For traders who are unable to continuously watch and monitor the forex markets, the use of trading robots can be an attractive option. However, traders should bear in the mind two vital points:
- To spend a significant amount of time finding and evaluating trading robots that actually work, and have reliable testing results. There are numerous trading robot products being offered in the market and not all of them are suitable or sound strategies.
- It is important to continuously monitor how the robot reacts to the market given market conditions are ever-changing. Human intervention and adjustments are required to ensure that the robot is working well under the prevailing market conditions.
Things to consider when choosing your forex robot
When considering which forex robot to select, traders should watch out for the following points: :
- Always look for a low drawdown rate (the measure of decline and reduction of capital). Though high drawdowns may lead to higher gains, they can also cause a trading account to incur great losses that might wipe out the initial trading capital.
- The best trading robots are usually thoroughly tested against real data, variable spreads, and varying market conditions. Remember, trading robots should always be backtested against historical data to show where the robot is struggling to predict trends and where they perform well.
- Always be wary of product reviews from unverified sources. Watch out for trading robot products that claim huge profits and are unable to provide real-time examples of how they are performing.
- Test with a demo account in a test environment before deciding to employ a trading robot in live market conditions.
- A lot of robots will fail in actual live trading conditions, due to transaction costs, slippages, volatile pricing and execution latency issues, that might not be fully captured in a demo trading environment.
- Note that a trading robot will produce different profits and losses on different brokerage execution platforms given FX is a OTC market where all the brokers offer different pricing. A winning robot might be a losing one on another brokerage platform.

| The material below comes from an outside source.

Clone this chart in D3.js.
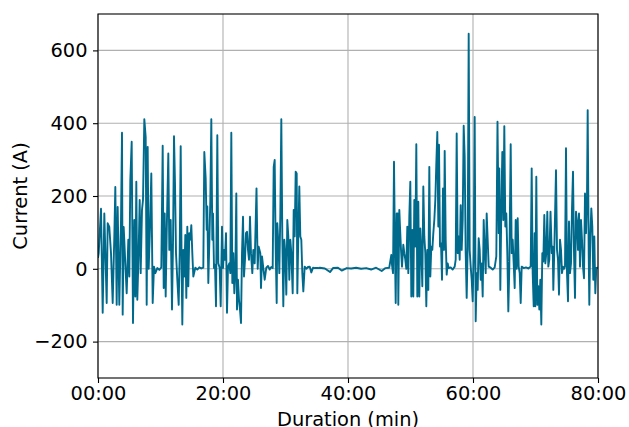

- Ensure that all trading robots are constantly monitored and under supervision.
- Remember that there are no guarantees of profit as the market can be volatile, even when using the most sophisticated robots.
In conclusion, forex trading robots can do things that a human cannot do, as they can be programmed to monitor multiple currency pairs simultaneously, and execute trades based on specific algorithms. and are not influenced by emotions the same way humans are. However, trading robots could make errors or be ineffective when there are unexpected changes in the market.
The most important benefit from using trading robots is the ability to customise settings that will allow an algorithm to make decisions according to one’s chosen strategy and should be used in conjunction with the trader’s own trading intelligence and guidance.